Fermi LAT Observations of Supernova Remnants Interacting with Molecular Clouds: W41, MSH 17-39, and G337.0-0.1

TL;DR

This paper reports the detection of gamma-ray emissions from three supernova remnants interacting with molecular clouds using Fermi LAT data, supporting the idea that these gamma-rays are produced mainly through hadronic processes.

Contribution

First detection of gamma-ray emission from these specific SNRs interacting with molecular clouds, with modeling favoring hadronic origin of the gamma-rays.

Findings

Gamma-ray emissions detected coincident with W41, MSH 17-39, and G337.0-0.1.

Extended and unresolved gamma-ray sources observed.

Modeling suggests gamma-rays are mainly from hadronic processes.

Abstract

We report the detection of gamma-ray emission coincident with three supernova remnants (SNRs) using data from the Large Area Telescope on board the Fermi Gamma-ray Space Telescope. W41, MSH 17-39, and G337.0-0.1 are SNRs known to be interacting with molecular clouds, as evidenced by observations of hydroxyl (OH) maser emission at 1720 MHz in their directions and other observational information. SNR shocks are expected to be sites of cosmic ray acceleration, and clouds of dense material can provide effective targets for production of gamma-rays from neutral pion-decay.

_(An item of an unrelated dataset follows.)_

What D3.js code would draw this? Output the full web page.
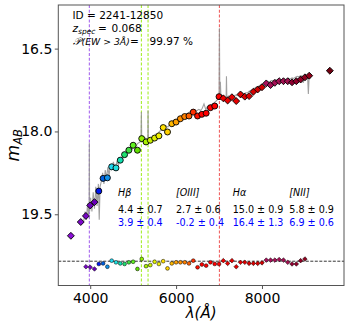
<!doctype html>
<html>
<head>
<script src="https://d3js.org/d3.v7.min.js"></script>
<style>
body{margin:0;background:#fff}
text{font-family:"DejaVu Sans",sans-serif}
</style>
</head>
<body>
<script>
var width = 349, height = 327;
var margin = {left: 58.3, right: 5, top: 5, bottom: 41.5};

// photometry: central wavelength (Angstrom) and AB magnitude
var photWave = [3550,3780,3900,4000,4100,4200,4300,4400,4500,4600,4700,4800,4900,5000,5100,5200,5300,5400,5500,5600,5700,5800,5900,6000,6100,6200,6300,6400,6500,6600,6700,6800,6900,7000,7100,7200,7300,7400,7500,7600,7700,7800,7900,8000,8100,8200,8300,8400,8500,8600,8700,8800,8900,9000,9100,9580];
var photMag = [19.89,19.64,19.53,19.34,19.28,19.08,18.85,18.84,18.64,18.66,18.52,18.42,18.34,18.25,18.34,18.13,18.19,18.16,18.12,18.08,17.93,18.01,17.86,17.83,17.77,17.73,17.72,17.65,17.72,17.69,17.67,17.57,17.54,17.37,17.40,17.44,17.38,17.45,17.33,17.37,17.36,17.28,17.24,17.20,17.13,17.16,17.12,17.09,17.09,17.09,17.11,17.09,17.06,17.02,16.99,16.90];

// residuals (mag) drawn around a reference level
var resLevel = 20.35;
var resWave = [3900,4000,4100,4200,4300,4400,4500,4600,4700,4800,4900,5000,5100,5200,5300,5400,5500,5600,5700,5800,5900,6000,6100,6200,6300,6400,6500,6600,6700,6800,6900,7000,7100,7200,7300,7400,7500,7600,7700,7800,7900,8000,8100,8200,8300,8400,8500,8600,8700,8800,8900,9000];
var resMag = [0.10,0.11,0.14,0.05,0.04,0.10,-0.01,0.02,0.04,0.05,0.02,0.01,0.14,-0.04,0.09,0.07,0.01,0.05,0.00,0.13,0.04,0.02,0.02,0.02,0.04,-0.01,0.11,0.06,0.08,0.02,0.05,0.05,-0.01,0.04,-0.01,0.10,0.02,0.02,0.04,0.04,0.04,0.03,-0.02,-0.02,-0.02,-0.03,-0.02,0.02,0.05,0.05,-0.01,-0.04];

// spectrum
var specWave = [3850,3880,3910,3940,3960,3975,3980,3986,4010,4040,4070,4100,4130,4160,4190,4210,4230,4260,4290,4320,4350,4380,4410,4440,4470,4500,4540,4580,4620,4660,4700,4740,4780,4820,4860,4900,4940,4980,5020,5060,5100,5140,5180,5192,5200,5250,5290,5340,5347,5355,5410,5450,5490,5530,5570,5610,5650,5690,5730,5770,5810,5850,5890,5930,5970,6010,6050,6090,6130,6170,6210,6250,6290,6330,6370,6410,6450,6490,6530,6570,6610,6650,6690,6730,6770,6810,6850,6890,6930,6970,7000,7009,7018,7031,7045,7080,7120,7165,7173,7182,7220,7260,7300,7340,7380,7420,7460,7500,7540,7580,7620,7660,7700,7740,7780,7820,7860,7900,7940,7980,8020,8060,8100,8140,8180,8220,8260,8300,8340,8380,8420,8460,8500,8540,8580,8620,8660,8700,8740,8780,8820,8860,8900,8940,8960,8990,9030,9060,9080,9100,9120];
var specMag = [19.62,19.45,19.60,19.30,19.50,19.35,18.20,19.45,19.20,19.45,19.10,19.40,19.00,19.35,18.95,19.60,19.00,18.90,18.75,18.95,18.70,18.85,18.65,18.80,18.60,18.70,18.55,18.68,18.55,18.60,18.48,18.52,18.40,18.45,18.33,18.38,18.28,18.32,18.22,18.28,18.22,18.20,18.18,17.65,18.15,18.20,18.12,18.15,17.62,18.12,18.15,18.10,18.12,18.05,18.08,18.00,17.98,17.93,17.96,17.90,17.92,17.87,17.85,17.84,17.80,17.80,17.76,17.75,17.72,17.70,17.70,17.68,17.66,17.64,17.62,17.60,17.63,17.62,17.60,17.62,17.58,17.50,17.60,17.55,17.55,17.52,17.50,17.48,17.45,17.42,17.40,16.13,17.30,17.10,17.38,17.40,17.38,17.38,17.00,17.40,17.36,17.38,17.35,17.36,17.34,17.35,17.32,17.33,17.30,17.32,17.30,17.30,17.27,17.26,17.24,17.22,17.20,17.19,17.17,17.15,17.14,17.12,17.11,17.10,17.10,17.08,17.08,17.07,17.07,17.06,17.06,17.07,17.05,17.06,17.05,17.04,17.05,17.03,17.04,17.02,17.00,17.01,16.99,17.00,17.12,16.98,17.05,16.97,17.32,16.98,17.05];

// emission lines at z = 0.068: [OII], Hb, [OIII], Ha
var lineWave = [3980, 5192, 5347, 7009];
var lineColor = ['#a868ee', '#a6ee2c', '#a6ee2c', '#f06262'];

var xTicks = [4000, 6000, 8000];
var yTicks = [16.5, 18.0, 19.5];

var lineNames = ['Hβ', '[OIII]', 'Hα', '[NII]'];
var ewSpec = ['4.4 ± 0.7', '2.7 ± 0.6', '15.0 ± 0.9', '5.8 ± 0.9'];
var ewPhot = ['3.9 ± 0.4', '-0.2 ± 0.4', '16.4 ± 1.3', '6.9 ± 0.6'];

var svg = d3.select('body').append('svg').attr('width', width).attr('height', height);

var x = d3.scaleLinear().domain([3257, 9910]).range([margin.left, width - margin.right]);
var y = d3.scaleLinear().domain([15.71, 20.79]).range([margin.top, height - margin.bottom]);

var color = d3.scaleLinear()
  .domain([3500,4100,4200,4300,4400,4500,4600,4700,4800,4900,5000,5100,5200,5300,5400,5500,5600,5700,5800,5900,6000,6100,6200,6300,6400,6500,6600,7000,7100,8000,8100,8600,8700,9100,9600])
  .range(['#8e10d8','#6a00b8','#0018f0','#0060e0','#1090e8','#20d8f0','#20e0e0','#10e0b0','#20e070','#40e040','#60f020','#60e000','#90f000','#a8f000','#c8f000','#e0f000','#f0f000','#ffe000','#ffd000','#ffb800','#ffa000','#ff9000','#ff8000','#ff6000','#ff3000','#ff1000','#ff0000','#ff0000','#ee0000','#d00000','#a8105a','#a01050','#900030','#900018','#700010'])
  .clamp(true);

function isCircle(w) { return w >= 4150 && w <= 7050; }

// vertical emission line markers
svg.selectAll('line.em').data(lineWave).join('line')
  .attr('class', 'em')
  .attr('x1', d => x(d)).attr('x2', d => x(d))
  .attr('y1', margin.top).attr('y2', height - margin.bottom)
  .attr('stroke', (d, i) => lineColor[i])
  .attr('stroke-width', 1.1)
  .attr('stroke-dasharray', '3,1.8');

// residual zero line
svg.append('line')
  .attr('x1', margin.left).attr('x2', width - margin.right)
  .attr('y1', y(resLevel)).attr('y2', y(resLevel))
  .attr('stroke', '#000').attr('stroke-width', 0.8)
  .attr('stroke-dasharray', '3,1.5');

// spectrum
var spec = specWave.map((w, i) => [w, specMag[i]]);
svg.append('path')
  .datum(spec)
  .attr('fill', 'none')
  .attr('stroke', '#909090')
  .attr('stroke-opacity', 0.85)
  .attr('stroke-width', 1.1)
  .attr('d', d3.line().x(d => x(d[0])).y(d => y(d[1])));

var diamond = d3.symbol().type(d3.symbolDiamond2);

function drawPoints(g, wave, mag, rc, rd, sw) {
  var pts = wave.map((w, i) => ({w: w, m: mag[i]}));
  g.selectAll('circle').data(pts.filter(d => isCircle(d.w))).join('circle')
    .attr('cx', d => x(d.w)).attr('cy', d => y(d.m)).attr('r', rc)
    .attr('fill', d => color(d.w)).attr('stroke', '#000').attr('stroke-width', sw);
  g.selectAll('path').data(pts.filter(d => !isCircle(d.w))).join('path')
    .attr('d', diamond.size(rd * rd * 2))
    .attr('transform', d => 'translate(' + x(d.w) + ',' + y(d.m) + ')')
    .attr('fill', d => color(d.w)).attr('stroke', '#000').attr('stroke-width', sw);
}

drawPoints(svg.append('g'), resWave, resWave.map((w, i) => resLevel + resMag[i]), 1.9, 2.6, 0.5);
drawPoints(svg.append('g'), photWave, photMag, 3.0, 3.9, 0.9);

// frame
svg.append('rect')
  .attr('x', margin.left).attr('y', margin.top)
  .attr('width', width - margin.left - margin.right)
  .attr('height', height - margin.top - margin.bottom)
  .attr('fill', 'none').attr('stroke', '#555').attr('stroke-width', 1);

// axes
var gx = svg.append('g').attr('transform', 'translate(0,' + (height - margin.bottom) + ')')
  .call(d3.axisBottom(x).tickValues(xTicks).tickSize(3.5).tickPadding(4.5).tickFormat(d3.format('d')));
var gy = svg.append('g').attr('transform', 'translate(' + margin.left + ',0)')
  .call(d3.axisLeft(y).tickValues(yTicks).tickSize(3.5).tickPadding(2.5).tickFormat(d3.format('.1f')));
[gx, gy].forEach(function(g) {
  g.select('.domain').remove();
  g.selectAll('.tick line').attr('stroke', '#555');
  g.selectAll('.tick text').attr('font-size', 14).attr('font-family', 'DejaVu Sans').attr('fill', '#000');
});

// axis labels
svg.append('text')
  .attr('x', (margin.left + width - margin.right) / 2).attr('y', 318)
  .attr('text-anchor', 'middle').attr('font-size', 15).attr('font-style', 'italic')
  .text('λ(Å)');
var yl = svg.append('text')
  .attr('transform', 'translate(19,' + ((margin.top + height - margin.bottom) / 2) + ') rotate(-90)')
  .attr('text-anchor', 'middle').attr('font-size', 17).attr('font-style', 'italic');
yl.append('tspan').text('m');
yl.append('tspan').attr('font-size', 11.5).attr('dy', 3).text('AB');

// info text
var info = svg.append('g').attr('font-size', 10.5);
info.append('text').attr('x', 72.5).attr('y', 19).text('ID = 2241-12850');
var t2 = info.append('text').attr('y', 32);
t2.append('tspan').attr('x', 72.5).attr('font-style', 'italic').text('z');
t2.append('tspan').attr('font-style', 'italic').attr('font-size', 7.5).attr('dy', 2).text('spec');
t2.append('tspan').attr('x', 98).attr('dy', -2).text('=');
t2.append('tspan').attr('x', 111.5).text('0.068');
var t3 = info.append('text').attr('y', 45);
t3.append('tspan').attr('x', 72.5).attr('font-style', 'italic').text('𝒫');
t3.append('tspan').attr('x', 81.5).attr('font-style', 'italic').attr('font-size', 9.3).text('(EW > 3Å)');
t3.append('tspan').attr('x', 130).text('=');
t3.append('tspan').attr('x', 149.5).text('99.97 %');

// equivalent width table
var colX = [118, 176, 232.7, 289.3];
var tbl = svg.append('g').attr('font-size', 9.6);
tbl.selectAll('text.nm').data(lineNames).join('text').attr('class', 'nm')
  .attr('x', (d, i) => colX[i]).attr('y', 196).attr('font-style', 'italic').text(d => d);
tbl.selectAll('text.es').data(ewSpec).join('text').attr('class', 'es')
  .attr('x', (d, i) => colX[i]).attr('y', 212.5).text(d => d);
tbl.selectAll('text.ep').data(ewPhot).join('text').attr('class', 'ep')
  .attr('x', (d, i) => colX[i]).attr('y', 226).attr('fill', '#0000ff').text(d => d);
</script>
</body>
</html>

The observations reveal unresolved sources in the direction of G337.0-0.1, and MSH 17-39, and an extended source coincident with W41. We model their broadband emission (radio to gamma-ray) using a simple one-zone model, and after considering scenarios in which the MeV-TeV sources originate from either neutral pion-decay or leptonic emission, we conclude that the gamma-rays are most likely produced through the hadronic channel.